DATA SHOWN ::
>>>

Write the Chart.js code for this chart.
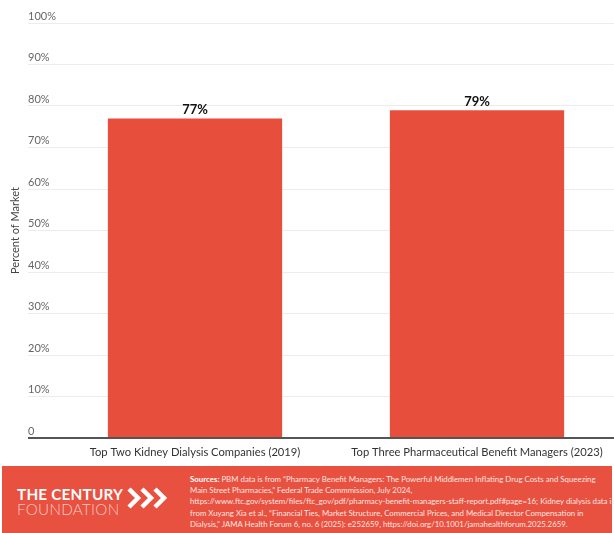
<!DOCTYPE html>
<html>
<head>
<meta charset="utf-8">
<script src="https://cdn.jsdelivr.net/npm/chart.js@4/dist/chart.umd.min.js"></script>
<style>
  html, body { margin: 0; padding: 0; background: #fff; }
  body { width: 614px; height: 533px; overflow: hidden; position: relative; font-family: Lato, "Open Sans", sans-serif; }
  #chartBox { position: absolute; left: 0; top: 0; width: 618px; height: 466px; }
  .footer { position: absolute; left: 2px; top: 466px; width: 610px; height: 67px; background: #e8503f; }
  .logo-top { position: absolute; left: 15px; top: 20px; color: #fff; font-weight: 700; font-size: 15.3px; letter-spacing: 0.2px; line-height: 16px; }
  .logo-bottom { position: absolute; left: 15px; top: 34px; color: #f9cbc4; font-weight: 300; font-size: 15.2px; letter-spacing: 0.3px; line-height: 18px; }
  .chevrons { position: absolute; left: 125px; top: 21px; }
  .sources { position: absolute; left: 188px; top: 8px; width: 424px; color: #fde6e2; font-size: 7.85px; line-height: 11.2px; white-space: nowrap; }
  .sources b { color: #fff; }
</style>
</head>
<body>
<div id="chartBox"><canvas id="shareChart" width="618" height="466"></canvas></div>
<div class="footer">
  <div class="logo-top">THE CENTURY</div>
  <div class="logo-bottom">FOUNDATION</div>
  <svg class="chevrons" width="44" height="22" viewBox="0 0 44 22">
    <polyline points="2,2 11,11 2,20" fill="none" stroke="#fff" stroke-width="4.5"/>
    <polyline points="15,2 24,11 15,20" fill="none" stroke="#fff" stroke-width="4.5"/>
    <polyline points="28,2 37,11 28,20" fill="none" stroke="#fff" stroke-width="4.5"/>
  </svg>
  <div class="sources">
    <b>Sources:</b> PBM data is from “Pharmacy Benefit Managers: The Powerful Middlemen Inflating Drug Costs and Squeezing<br>
    Main Street Pharmacies,” Federal Trade Commmission, July 2024,<br>
    https://www.ftc.gov/system/files/ftc_gov/pdf/pharmacy-benefit-managers-staff-report.pdf#page=16; Kidney dialysis data is<br>
    from Xuyang Xia et al., “Financial Ties, Market Structure, Commercial Prices, and Medical Director Compensation in<br>
    Dialysis,” JAMA Health Forum 6, no. 6 (2025): e252659, https://doi.org/10.1001/jamahealthforum.2025.2659.
  </div>
</div>
<script>
const categories = [
  'Top Two Kidney Dialysis Companies (2019)',
  'Top Three Pharmaceutical Benefit Managers (2023)'
];
const marketShare = [77, 79];
const yTicks = [0, 10, 20, 30, 40, 50, 60, 70, 80, 90, 100];

const barLabels = {
  id: 'barLabels',
  afterDatasetsDraw(chart) {
    const ctx = chart.ctx;
    const meta = chart.getDatasetMeta(0);
    ctx.save();
    ctx.font = 'bold 13px Lato, sans-serif';
    ctx.fillStyle = '#111';
    ctx.textAlign = 'center';
    ctx.textBaseline = 'bottom';
    meta.data.forEach((bar, i) => {
      ctx.fillText(marketShare[i] + '%', bar.x, bar.y - 2);
    });
    ctx.restore();
  }
};

new Chart(document.getElementById('shareChart').getContext('2d'), {
  type: 'bar',
  data: {
    labels: categories,
    datasets: [{
      label: 'Percent of Market',
      data: marketShare,
      backgroundColor: '#e84e3c',
      borderWidth: 0,
      categoryPercentage: 1,
      barPercentage: 0.618
    }]
  },
  options: {
    responsive: false,
    animation: false,
    layout: { padding: { top: 23, left: 0, right: 0, bottom: 0 } },
    plugins: {
      legend: { display: false },
      tooltip: { enabled: false }
    },
    scales: {
      x: {
        grid: { display: false, drawTicks: false },
        border: { display: false },
        ticks: {
          color: '#333',
          font: { family: 'Lato', size: 11.2 },
          padding: 8,
          maxRotation: 0
        },
        afterFit(scale) { scale.height = 28; }
      },
      y: {
        min: 0,
        max: 100,
        border: { display: false },
        afterBuildTicks(scale) { scale.ticks = yTicks.map(v => ({ value: v })); },
        afterFit(scale) { scale.width = 54; },
        grid: {
          color: c => (c.tick && c.tick.value === 0) ? '#555' : '#ececec',
          lineWidth: c => (c.tick && c.tick.value === 0) ? 2 : 1,
          drawTicks: true,
          tickLength: 26
        },
        ticks: {
          mirror: true,
          padding: -26,
          labelOffset: -7,
          color: '#666',
          font: { family: 'Lato', size: 11 },
          callback: v => v === 0 ? '0' : v + '%'
        },
        title: {
          display: true,
          text: 'Percent of Market',
          color: '#444',
          font: { family: 'Lato', size: 11 },
          padding: { top: 9, bottom: 10 }
        }
      }
    }
  },
  plugins: [barLabels]
});
</script>
</body>
</html>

<<<

STATED GOAL ::
Retype the listing exactly. Pictures do not belong in the copy.

SOLUTION TO THIS TASK ::
Write the Chart.js code for this chart.
<!DOCTYPE html>
<html>
<head>
<meta charset="utf-8">
<script src="https://cdn.jsdelivr.net/npm/chart.js@4/dist/chart.umd.min.js"></script>
<style>
  html, body { margin: 0; padding: 0; background: #fff; }
  body { width: 614px; height: 533px; overflow: hidden; position: relative; font-family: Lato, "Open Sans", sans-serif; }
  #chartBox { position: absolute; left: 0; top: 0; width: 618px; height: 466px; }
  .footer { position: absolute; left: 2px; top: 466px; width: 610px; height: 67px; background: #e8503f; }
  .logo-top { position: absolute; left: 15px; top: 20px; color: #fff; font-weight: 700; font-size: 15.3px; letter-spacing: 0.2px; line-height: 16px; }
  .logo-bottom { position: absolute; left: 15px; top: 34px; color: #f9cbc4; font-weight: 300; font-size: 15.2px; letter-spacing: 0.3px; line-height: 18px; }
  .chevrons { position: absolute; left: 125px; top: 21px; }
  .sources { position: absolute; left: 188px; top: 8px; width: 424px; color: #fde6e2; font-size: 7.85px; line-height: 11.2px; white-space: nowrap; }
  .sources b { color: #fff; }
</style>
</head>
<body>
<div id="chartBox"><canvas id="shareChart" width="618" height="466"></canvas></div>
<div class="footer">
  <div class="logo-top">THE CENTURY</div>
  <div class="logo-bottom">FOUNDATION</div>
  <svg class="chevrons" width="44" height="22" viewBox="0 0 44 22">
    <polyline points="2,2 11,11 2,20" fill="none" stroke="#fff" stroke-width="4.5"/>
    <polyline points="15,2 24,11 15,20" fill="none" stroke="#fff" stroke-width="4.5"/>
    <polyline points="28,2 37,11 28,20" fill="none" stroke="#fff" stroke-width="4.5"/>
  </svg>
  <div class="sources">
    <b>Sources:</b> PBM data is from “Pharmacy Benefit Managers: The Powerful Middlemen Inflating Drug Costs and Squeezing<br>
    Main Street Pharmacies,” Federal Trade Commmission, July 2024,<br>
    https://www.ftc.gov/system/files/ftc_gov/pdf/pharmacy-benefit-managers-staff-report.pdf#page=16; Kidney dialysis data is<br>
    from Xuyang Xia et al., “Financial Ties, Market Structure, Commercial Prices, and Medical Director Compensation in<br>
    Dialysis,” JAMA Health Forum 6, no. 6 (2025): e252659, https://doi.org/10.1001/jamahealthforum.2025.2659.
  </div>
</div>
<script>
const categories = [
  'Top Two Kidney Dialysis Companies (2019)',
  'Top Three Pharmaceutical Benefit Managers (2023)'
];
const marketShare = [77, 79];
const yTicks = [0, 10, 20, 30, 40, 50, 60, 70, 80, 90, 100];

const barLabels = {
  id: 'barLabels',
  afterDatasetsDraw(chart) {
    const ctx = chart.ctx;
    const meta = chart.getDatasetMeta(0);
    ctx.save();
    ctx.font = 'bold 13px Lato, sans-serif';
    ctx.fillStyle = '#111';
    ctx.textAlign = 'center';
    ctx.textBaseline = 'bottom';
    meta.data.forEach((bar, i) => {
      ctx.fillText(marketShare[i] + '%', bar.x, bar.y - 2);
    });
    ctx.restore();
  }
};

new Chart(document.getElementById('shareChart').getContext('2d'), {
  type: 'bar',
  data: {
    labels: categories,
    datasets: [{
      label: 'Percent of Market',
      data: marketShare,
      backgroundColor: '#e84e3c',
      borderWidth: 0,
      categoryPercentage: 1,
      barPercentage: 0.618
    }]
  },
  options: {
    responsive: false,
    animation: false,
    layout: { padding: { top: 23, left: 0, right: 0, bottom: 0 } },
    plugins: {
      legend: { display: false },
      tooltip: { enabled: false }
    },
    scales: {
      x: {
        grid: { display: false, drawTicks: false },
        border: { display: false },
        ticks: {
          color: '#333',
          font: { family: 'Lato', size: 11.2 },
          padding: 8,
          maxRotation: 0
        },
        afterFit(scale) { scale.height = 28; }
      },
      y: {
        min: 0,
        max: 100,
        border: { display: false },
        afterBuildTicks(scale) { scale.ticks = yTicks.map(v => ({ value: v })); },
        afterFit(scale) { scale.width = 54; },
        grid: {
          color: c => (c.tick && c.tick.value === 0) ? '#555' : '#ececec',
          lineWidth: c => (c.tick && c.tick.value === 0) ? 2 : 1,
          drawTicks: true,
          tickLength: 26
        },
        ticks: {
          mirror: true,
          padding: -26,
          labelOffset: -7,
          color: '#666',
          font: { family: 'Lato', size: 11 },
          callback: v => v === 0 ? '0' : v + '%'
        },
        title: {
          display: true,
          text: 'Percent of Market',
          color: '#444',
          font: { family: 'Lato', size: 11 },
          padding: { top: 9, bottom: 10 }
        }
      }
    }
  },
  plugins: [barLabels]
});
</script>
</body>
</html>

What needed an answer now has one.